Successive governments turned blind eyes to the big dreams of the Ajaokuta Steel project as the country enjoyed sweet dollars coming from proceeds of crude oil sales.

That didn’t make Nigeria better. It rather made the country a mono-product economy that depends on only oil alone as the major source of its revenue.

In the 2000s, the oil sector accounted for over 85 percent of FX earnings and about 70 percent of the entire revenue of Nigeria, while the mines and steel industry was abandoned.

According to the Manufacturers Association of Nigeria (MAN), Ajaokuta could easily have supplied over 50 percent of inputs to several companies in the country. It could also have enabled Nigeria to become steel sufficient and a major exporter of the product across the continent.

The urgent need to diversify the economy away from the oil sector became more paramount in 2016 when prices of crude oil crashed to as low as $30 per barrel while average daily oil production fell to 1.28 million barrel on destruction of oil pipelines by Niger Delta militants.

The deleterious effects of this were almost six quarters of negative growth, falling government revenues and an acute dollar shortage that led to the devaluation of the naira.

This made the Nigerian government start looking at other sources than oil to grow its economy.

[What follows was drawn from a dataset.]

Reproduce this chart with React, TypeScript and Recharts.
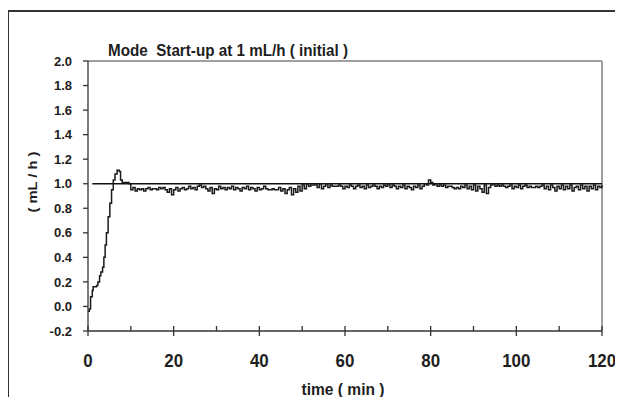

Although Africa’s biggest economy is still largely dependent on oil, discussions focusing on non-oil sector like mines and steel industry and the agric sectors are gradually gaining government attention and intervention.

Ajaokuta steel, a project, which started off 50 years ago, and which as of 1994 was said to have reached up to 98 percent completion level, is still uncompleted and has not produced a single sheet of steel since its creation. It is one of such that would help in giving the Nigerian economy a facelift. Incidentally, as reported by BusinessDay in 2019, some export grants were allocated to the complex last year despite that it was not even producing anything.

Nigeria will be signing a Memorandum of Understanding (MoU) with the Russian government to facilitate the completion of Ajaokuta Steel before the end of January, according to Olamilekan Adegbite, minister of Mines and Steel Development.

Speaking in an interactive session with journalists in Lagos, Tuesday, Adegbite said the completion would be on a government-to-government basis.

The MoU, he said, was a fallout from a trip made by President Muhammadu Buhari to Russia in October last year.

“By the end of this month, an MoU with the Russian government will be signed in order to enable us complete the project,” he said.

According to the minister, part funding for the project would come from Afreximbank while the repayment would come from the Ajaokuta project when it starts operations fully.

Afreximbank will be pumping in $1 billion while the Russian government is bringing in $460 million with an interest payment of less than five percent, the minister said.

He noted that the project would be on Built, Operate and Transfer (BIT) basis. The Russian government would complete the project, operate it for an agreed period of time and then transfer it to the Nigerian government.

On the benefit of the project, he said it would create jobs for the country’s population and help in achieving the government’s mandate of lifting over 100 million people from poverty in 10 years.

Nigerians expect the completion of the project and will be happy to see that all legal cases are fully resolved before the Russian deal. Also, Nigerians will be happy to see that the federal government stops spending public funds on Ajaokuta which has failed to live up to expectations. More so, Nigerians want the National Assembly not to stall this arrangement.